Mais assez de flatterie en direction des esthètes, techos, sound designers et compositeurs d'Eidos Montréal et Crystal Dynamics, ils doivent parfaitement savoir ce qu'ils ont accompli. Reste que tout ceci se met surtout au service d'aires de jeux ayant pour qualité, en plus de présenter des espaces dans lesquels on perd parfois le Nord (surtout dans la très vaste Paititi), de contenir un nombre étourdissant de choses à faire. L'altruisme est intense dirait un génie mental bien connu. Les différents villages regorgent des missions secondaires parfois scénarisées de façon intelligentes, et l'on est surpris par le côté organique de la découverte de certaines autres. Les sens toujours en éveil (ou avec l'instinct de Lara qui illumine les éléments important qui l'entourent) on ne peut s'empêcher de vouloir jeter un oeil quelque part, de chercher à ramasser et lire le moindre document ou carnet de voyage, de faire évoluer ses connaissances dans les différents dialectes pour déchiffrer des monolithes indiquant, par énigmes, des emplacements de trésors... Bref, on a aucune peine à vouloir relever les innombrables défis. Il y a toujours une récompense à en tirer.

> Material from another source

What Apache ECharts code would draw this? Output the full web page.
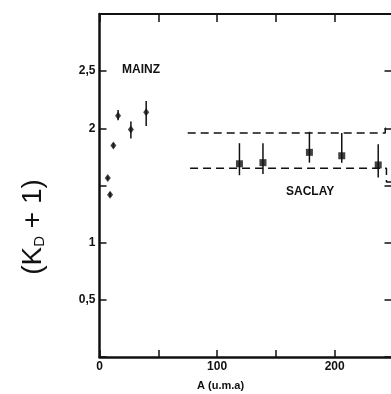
<!DOCTYPE html>
<html>
<head>
<meta charset="utf-8">
<script src="https://cdn.jsdelivr.net/npm/echarts@6/dist/echarts.min.js"></script>
<style>
  html, body { margin: 0; padding: 0; background: #fff; }
  #chart { width: 391px; height: 394px; }
</style>
</head>
<body>
<div id="chart"></div>
<script>
// MAINZ points
const mainzA = [7, 9, 11.8, 15.8, 26.7, 39.7];
const mainzK = [1.565, 1.42, 1.85, 2.11, 1.99, 2.14];
const mainzLow = [1.55, 1.40, 1.83, 2.07, 1.91, 2.02];
const mainzHigh = [1.58, 1.44, 1.87, 2.16, 2.06, 2.24];

// SACLAY points
const saclayA = [119, 139, 178.5, 206, 237];
const saclayK = [1.69, 1.70, 1.79, 1.76, 1.68];
const saclayLow = [1.59, 1.60, 1.70, 1.70, 1.57];
const saclayHigh = [1.87, 1.87, 1.97, 1.96, 1.86];

// dashed reference levels
const upperLine = [[75, 1.96], [243, 1.96], [243, 2.0], [250, 2.0]];
const lowerLine = [[77, 1.65], [244, 1.65], [244, 1.53], [250, 1.53]];

const xTickLabels = { 0: '0', 100: '100', 200: '200' };
const yTickLabels = { 0.5: '0,5', 1: '1', 2: '2', 2.5: '2,5' };

const chart = echarts.init(document.getElementById('chart'));

const errorBars = (xs, lo, hi) => xs.map((x, i) => [x, lo[i], hi[i]]);

function renderErr(params, api) {
  const p1 = api.coord([api.value(0), api.value(1)]);
  const p2 = api.coord([api.value(0), api.value(2)]);
  return {
    type: 'line',
    shape: { x1: p1[0], y1: p1[1], x2: p2[0], y2: p2[1] },
    style: { stroke: '#111', lineWidth: 1.5 }
  };
}

const font = 'Liberation Sans, Arial, sans-serif';

const option = {
  animation: false,
  grid: { left: 99.5, top: 14, width: 294, height: 343, outerBoundsMode: 'none' },
  xAxis: [
    {
      type: 'value', min: 0, max: 250, interval: 50, position: 'bottom',
      axisLine: { onZero: false, lineStyle: { color: '#111', width: 2.5 } },
      axisTick: { inside: true, length: 7, lineStyle: { color: '#111', width: 1.5 } },
      axisLabel: {
        color: '#111', fontSize: 12, fontWeight: 'bold', fontFamily: font, margin: 4,
        formatter: v => xTickLabels[v] || ''
      },
      splitLine: { show: false }
    },
    {
      type: 'value', min: 0, max: 250, interval: 50, position: 'top',
      axisLine: { onZero: false, lineStyle: { color: '#111', width: 2 } },
      axisTick: { inside: true, length: 8, lineStyle: { color: '#111', width: 1.5 } },
      axisLabel: { show: false },
      splitLine: { show: false }
    }
  ],
  yAxis: [
    {
      type: 'value', min: 0, max: 3, interval: 0.5, position: 'left',
      axisLine: { onZero: false, lineStyle: { color: '#111', width: 2.5 } },
      axisTick: { inside: true, length: 7, lineStyle: { color: '#111', width: 1.5 } },
      axisLabel: {
        color: '#111', fontSize: 12, fontWeight: 'bold', fontFamily: font, margin: 4,
        formatter: v => yTickLabels[v] || ''
      },
      splitLine: { show: false }
    },
    {
      type: 'value', min: 0, max: 3, interval: 0.5, position: 'right',
      axisLine: { onZero: false, lineStyle: { color: '#111', width: 2 } },
      axisTick: { inside: true, length: 9, lineStyle: { color: '#111', width: 1.5 } },
      axisLabel: { show: false },
      splitLine: { show: false }
    }
  ],
  graphic: [
    {
      type: 'text', left: 122, top: 64,
      style: { text: 'MAINZ', fill: '#111', font: 'bold 12px ' + font }
    },
    {
      type: 'text', left: 286, top: 186,
      style: { text: 'SACLAY', fill: '#111', font: 'bold 12px ' + font }
    },
    {
      type: 'text', left: 197, top: 380,
      style: { text: 'A (u.m.a)', fill: '#111', font: 'bold 11px ' + font }
    },
    {
      type: 'text', x: 33, y: 227, rotation: Math.PI / 2,
      style: {
        text: '(K{s|D} + 1)',
        rich: { s: { fontSize: 15, fontFamily: font, fill: '#111', verticalAlign: 'bottom', padding: [10, 0, 0, 0] } },
        fill: '#111', font: '28px ' + font, align: 'center', verticalAlign: 'middle'
      }
    }
  ],
  series: [
    {
      type: 'line', data: upperLine, symbol: 'none', silent: true,
      lineStyle: { color: '#111', width: 1.5, type: [8, 5] }
    },
    {
      type: 'line', data: lowerLine, symbol: 'none', silent: true,
      lineStyle: { color: '#111', width: 1.5, type: [8, 5] }
    },
    {
      type: 'custom', renderItem: renderErr,
      data: errorBars(mainzA, mainzLow, mainzHigh)
    },
    {
      type: 'custom', renderItem: renderErr,
      data: errorBars(saclayA, saclayLow, saclayHigh)
    },
    {
      type: 'scatter', symbol: 'diamond', symbolSize: [6, 8],
      itemStyle: { color: '#111' },
      data: mainzA.map((x, i) => [x, mainzK[i]])
    },
    {
      type: 'scatter', symbol: 'rect', symbolSize: 7,
      itemStyle: { color: '#111' },
      data: saclayA.map((x, i) => [x, saclayK[i]])
    }
  ]
};

chart.setOption(option);
</script>
</body>
</html>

Il n'y a que Maya qui m'aille

Bien entendu, le summum de la félicité se situe dans les tombeaux, incontournables de la série. Si certaines cryptes, rémunérant par des costumes offrant de menus bonus (ou pour certains, indissociables de la trame, donnant le droit d'aller dans certains recoins), les rejoignent pour donner plus de place à la grimpette et l'observation, ces neuf environnements spéciaux restent LES stars. Ils sont l'essence de Tomb Raider : des endroits souvent gigantesques, qui nous obligent à composer avec des mécanismes et pièges qui vont un peu gratter la tête - non sans la présence de quelques invités agressifs pour plus de tension. Ici, rien à redire. Le design est toujours impeccable, impressionnant. Et se balader à bout de bras, réfléchir en fonction des effets de la physique, de l'air, du feu, du poison, de l'eau ou encore du vent pour au final atteindre un autel qui conférera une nouvelle aptitude - si vous voulez profiter à fond d'un New Game + qui vous laissera en récupérer trois inédites, ce sera indispensable -, cela demeure grisant. Ajoutons d'ailleurs pour ceux qui souhaiteraient ne bénéficier d'aucun coup de pouce ou au contraire ont peur de se sentir submergé que les curseurs de difficulté des combats, d'exploration et d'énigmes s'ajustent. Cela laissera à chacun(e) le loisir de trouver chaussure à son pied, et à profiter à son rythme, ses capacités, sans pester, d'autant que les différences, tant concernant l'I.A. que les différentes assistances, se révèlent assez sensibles. Et précisons que pour les besoins de cette critique, tout était fixé sur Moyen. Et l'expérience fut concluante.